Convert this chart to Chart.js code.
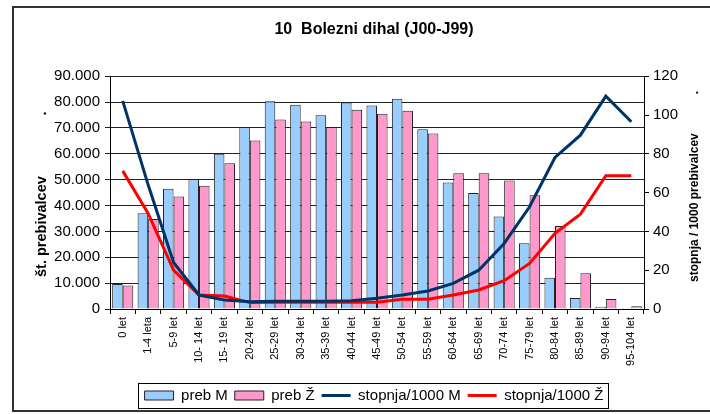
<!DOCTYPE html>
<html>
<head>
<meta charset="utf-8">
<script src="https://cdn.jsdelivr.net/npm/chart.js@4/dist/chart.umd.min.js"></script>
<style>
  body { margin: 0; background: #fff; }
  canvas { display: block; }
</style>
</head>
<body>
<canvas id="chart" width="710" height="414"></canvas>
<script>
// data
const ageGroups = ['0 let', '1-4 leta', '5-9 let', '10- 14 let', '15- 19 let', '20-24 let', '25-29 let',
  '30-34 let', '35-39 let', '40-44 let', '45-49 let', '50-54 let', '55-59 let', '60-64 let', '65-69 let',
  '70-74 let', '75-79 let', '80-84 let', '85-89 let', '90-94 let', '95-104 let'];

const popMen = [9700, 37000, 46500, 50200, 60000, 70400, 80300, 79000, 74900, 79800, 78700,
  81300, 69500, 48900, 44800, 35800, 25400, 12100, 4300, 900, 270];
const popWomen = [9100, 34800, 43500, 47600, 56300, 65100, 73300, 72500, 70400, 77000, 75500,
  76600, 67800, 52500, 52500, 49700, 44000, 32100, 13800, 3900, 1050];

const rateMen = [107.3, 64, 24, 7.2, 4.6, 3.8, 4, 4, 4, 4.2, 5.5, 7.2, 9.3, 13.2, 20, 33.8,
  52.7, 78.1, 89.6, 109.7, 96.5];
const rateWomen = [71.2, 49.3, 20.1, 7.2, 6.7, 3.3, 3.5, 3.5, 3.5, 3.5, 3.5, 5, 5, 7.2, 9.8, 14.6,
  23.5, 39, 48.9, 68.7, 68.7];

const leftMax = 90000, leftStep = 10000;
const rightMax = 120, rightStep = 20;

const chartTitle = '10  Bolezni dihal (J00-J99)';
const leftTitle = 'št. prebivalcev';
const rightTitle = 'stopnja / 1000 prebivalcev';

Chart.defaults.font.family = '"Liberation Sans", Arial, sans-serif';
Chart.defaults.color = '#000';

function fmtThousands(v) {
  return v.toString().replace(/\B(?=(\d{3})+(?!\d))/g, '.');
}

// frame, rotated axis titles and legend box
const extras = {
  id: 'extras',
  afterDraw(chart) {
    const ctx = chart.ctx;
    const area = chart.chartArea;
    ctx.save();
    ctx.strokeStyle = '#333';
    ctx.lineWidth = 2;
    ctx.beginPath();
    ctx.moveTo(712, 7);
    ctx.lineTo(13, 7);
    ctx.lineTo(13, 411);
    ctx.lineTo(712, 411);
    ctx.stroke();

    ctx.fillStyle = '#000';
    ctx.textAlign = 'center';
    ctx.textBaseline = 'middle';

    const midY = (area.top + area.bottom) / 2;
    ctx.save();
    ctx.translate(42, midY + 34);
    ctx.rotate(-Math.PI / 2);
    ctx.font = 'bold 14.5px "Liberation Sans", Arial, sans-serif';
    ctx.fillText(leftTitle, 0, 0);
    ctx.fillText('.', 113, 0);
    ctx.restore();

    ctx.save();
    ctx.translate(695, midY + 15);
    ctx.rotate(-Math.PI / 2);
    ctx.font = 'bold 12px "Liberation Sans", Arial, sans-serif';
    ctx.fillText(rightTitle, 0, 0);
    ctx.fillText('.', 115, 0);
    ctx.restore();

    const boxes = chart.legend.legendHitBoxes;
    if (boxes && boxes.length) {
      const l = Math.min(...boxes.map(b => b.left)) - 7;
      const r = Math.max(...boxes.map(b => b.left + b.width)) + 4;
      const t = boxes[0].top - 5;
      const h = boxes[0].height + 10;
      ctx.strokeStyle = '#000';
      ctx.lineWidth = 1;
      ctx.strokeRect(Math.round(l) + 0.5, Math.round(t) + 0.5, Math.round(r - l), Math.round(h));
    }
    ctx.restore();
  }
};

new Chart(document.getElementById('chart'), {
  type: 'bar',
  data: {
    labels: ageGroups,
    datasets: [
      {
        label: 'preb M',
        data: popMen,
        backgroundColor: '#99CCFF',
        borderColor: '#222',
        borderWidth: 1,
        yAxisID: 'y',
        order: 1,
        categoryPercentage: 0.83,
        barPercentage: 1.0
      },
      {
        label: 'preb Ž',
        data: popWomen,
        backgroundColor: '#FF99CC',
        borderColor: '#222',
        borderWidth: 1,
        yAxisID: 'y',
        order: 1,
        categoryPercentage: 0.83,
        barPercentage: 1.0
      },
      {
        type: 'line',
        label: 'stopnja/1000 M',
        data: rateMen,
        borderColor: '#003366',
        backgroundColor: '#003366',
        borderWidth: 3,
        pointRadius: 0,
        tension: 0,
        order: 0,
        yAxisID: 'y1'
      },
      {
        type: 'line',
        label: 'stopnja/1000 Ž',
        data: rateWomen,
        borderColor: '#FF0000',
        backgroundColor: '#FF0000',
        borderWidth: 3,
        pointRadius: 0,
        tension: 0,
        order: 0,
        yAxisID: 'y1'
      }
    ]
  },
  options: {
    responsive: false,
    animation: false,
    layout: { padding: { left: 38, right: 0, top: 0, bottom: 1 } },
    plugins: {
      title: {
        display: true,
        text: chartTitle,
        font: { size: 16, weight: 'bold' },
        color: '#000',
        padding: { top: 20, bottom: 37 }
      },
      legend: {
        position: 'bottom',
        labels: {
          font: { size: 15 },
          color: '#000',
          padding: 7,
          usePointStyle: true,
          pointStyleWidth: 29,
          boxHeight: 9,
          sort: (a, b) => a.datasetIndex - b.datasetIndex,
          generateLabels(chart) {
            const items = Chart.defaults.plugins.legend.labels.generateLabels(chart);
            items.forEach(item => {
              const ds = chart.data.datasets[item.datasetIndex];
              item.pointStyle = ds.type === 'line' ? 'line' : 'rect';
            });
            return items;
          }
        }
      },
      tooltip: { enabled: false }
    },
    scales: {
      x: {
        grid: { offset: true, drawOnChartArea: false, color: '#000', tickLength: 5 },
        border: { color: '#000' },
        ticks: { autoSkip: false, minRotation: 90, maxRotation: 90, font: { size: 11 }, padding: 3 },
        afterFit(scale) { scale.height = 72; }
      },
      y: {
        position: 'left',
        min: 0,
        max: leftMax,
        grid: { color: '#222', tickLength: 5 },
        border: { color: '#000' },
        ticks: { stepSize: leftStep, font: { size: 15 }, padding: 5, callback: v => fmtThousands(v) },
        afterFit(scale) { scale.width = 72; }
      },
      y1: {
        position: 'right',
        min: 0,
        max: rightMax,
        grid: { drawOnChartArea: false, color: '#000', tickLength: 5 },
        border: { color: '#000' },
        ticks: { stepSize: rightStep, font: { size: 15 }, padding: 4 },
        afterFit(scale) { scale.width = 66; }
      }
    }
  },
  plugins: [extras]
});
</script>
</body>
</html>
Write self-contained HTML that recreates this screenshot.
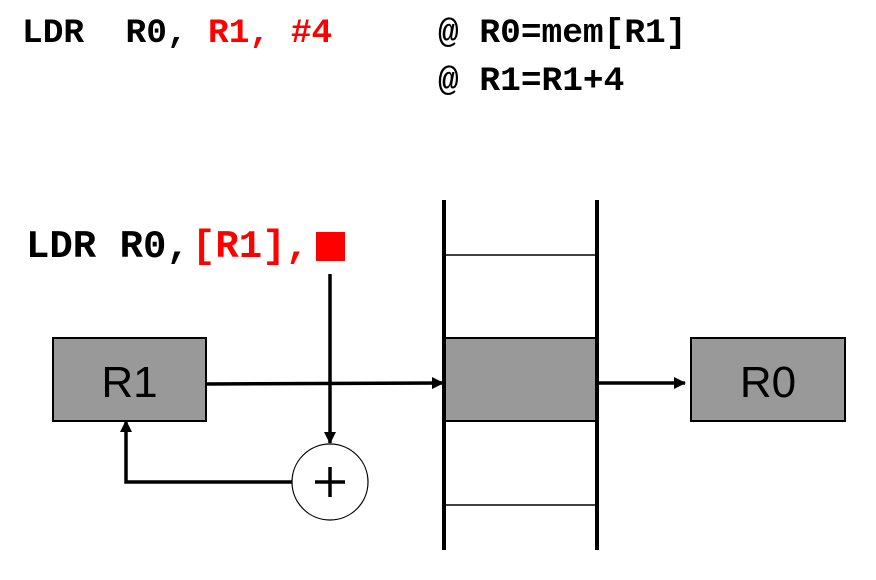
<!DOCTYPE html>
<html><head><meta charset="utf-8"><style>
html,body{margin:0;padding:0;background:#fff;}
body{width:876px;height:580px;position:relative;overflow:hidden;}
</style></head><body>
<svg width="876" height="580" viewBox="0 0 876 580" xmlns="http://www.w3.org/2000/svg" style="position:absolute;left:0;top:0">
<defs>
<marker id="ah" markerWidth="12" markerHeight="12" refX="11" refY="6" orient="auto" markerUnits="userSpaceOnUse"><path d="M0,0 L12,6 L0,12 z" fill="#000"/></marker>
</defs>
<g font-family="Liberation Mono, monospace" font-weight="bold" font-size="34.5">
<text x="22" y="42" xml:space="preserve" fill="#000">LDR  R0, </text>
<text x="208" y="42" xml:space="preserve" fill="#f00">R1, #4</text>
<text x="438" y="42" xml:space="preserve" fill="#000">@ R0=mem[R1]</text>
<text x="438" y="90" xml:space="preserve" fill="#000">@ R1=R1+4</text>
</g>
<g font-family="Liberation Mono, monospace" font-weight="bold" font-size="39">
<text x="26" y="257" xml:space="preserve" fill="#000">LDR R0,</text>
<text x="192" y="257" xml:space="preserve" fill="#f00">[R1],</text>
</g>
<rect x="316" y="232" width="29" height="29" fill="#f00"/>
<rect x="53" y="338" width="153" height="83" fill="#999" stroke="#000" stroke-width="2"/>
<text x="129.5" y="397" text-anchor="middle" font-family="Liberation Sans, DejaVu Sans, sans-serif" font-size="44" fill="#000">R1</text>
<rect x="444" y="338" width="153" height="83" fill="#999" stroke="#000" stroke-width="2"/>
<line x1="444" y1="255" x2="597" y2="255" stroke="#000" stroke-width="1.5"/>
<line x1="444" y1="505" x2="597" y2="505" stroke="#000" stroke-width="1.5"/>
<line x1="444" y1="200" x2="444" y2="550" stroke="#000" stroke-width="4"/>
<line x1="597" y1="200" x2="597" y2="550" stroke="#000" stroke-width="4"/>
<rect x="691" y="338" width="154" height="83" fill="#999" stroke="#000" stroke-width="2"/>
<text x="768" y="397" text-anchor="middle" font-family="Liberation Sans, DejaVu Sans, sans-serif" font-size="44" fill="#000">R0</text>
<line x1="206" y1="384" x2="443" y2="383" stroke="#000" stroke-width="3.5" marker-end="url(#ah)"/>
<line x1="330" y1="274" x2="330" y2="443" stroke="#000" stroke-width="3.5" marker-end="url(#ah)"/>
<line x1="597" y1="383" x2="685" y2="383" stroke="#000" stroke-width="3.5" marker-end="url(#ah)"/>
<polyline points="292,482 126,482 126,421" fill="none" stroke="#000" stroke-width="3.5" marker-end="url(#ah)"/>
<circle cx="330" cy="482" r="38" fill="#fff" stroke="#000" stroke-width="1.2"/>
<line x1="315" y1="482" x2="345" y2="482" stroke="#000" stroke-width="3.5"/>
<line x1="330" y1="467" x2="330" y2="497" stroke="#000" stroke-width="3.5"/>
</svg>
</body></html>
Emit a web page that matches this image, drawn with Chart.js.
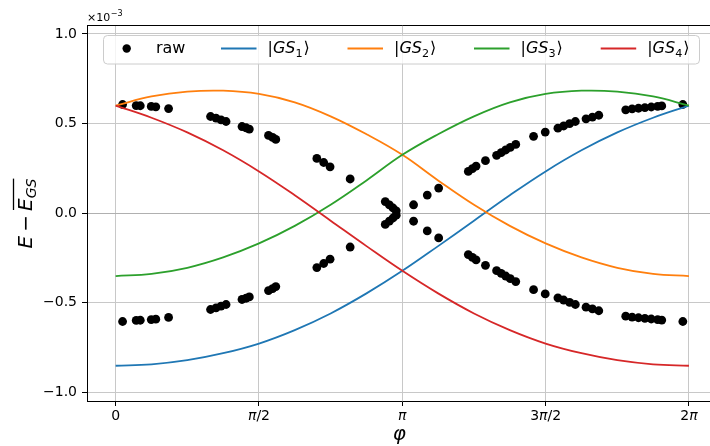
:::
PROBLEM DESCRIPTION ▸ Output the records above as they stand, from the first line to the line with "let', '95-104 let'];", inclusive, and exclude the pictures.

FINISHED ANSWER ▸
Convert this chart to Chart.js code.
<!DOCTYPE html>
<html>
<head>
<meta charset="utf-8">
<script src="https://cdn.jsdelivr.net/npm/chart.js@4/dist/chart.umd.min.js"></script>
<style>
  body { margin: 0; background: #fff; }
  canvas { display: block; }
</style>
</head>
<body>
<canvas id="chart" width="710" height="414"></canvas>
<script>
// data
const ageGroups = ['0 let', '1-4 leta', '5-9 let', '10- 14 let', '15- 19 let', '20-24 let', '25-29 let',
  '30-34 let', '35-39 let', '40-44 let', '45-49 let', '50-54 let', '55-59 let', '60-64 let', '65-69 let',
  '70-74 let', '75-79 let', '80-84 let', '85-89 let', '90-94 let', '95-104 let'];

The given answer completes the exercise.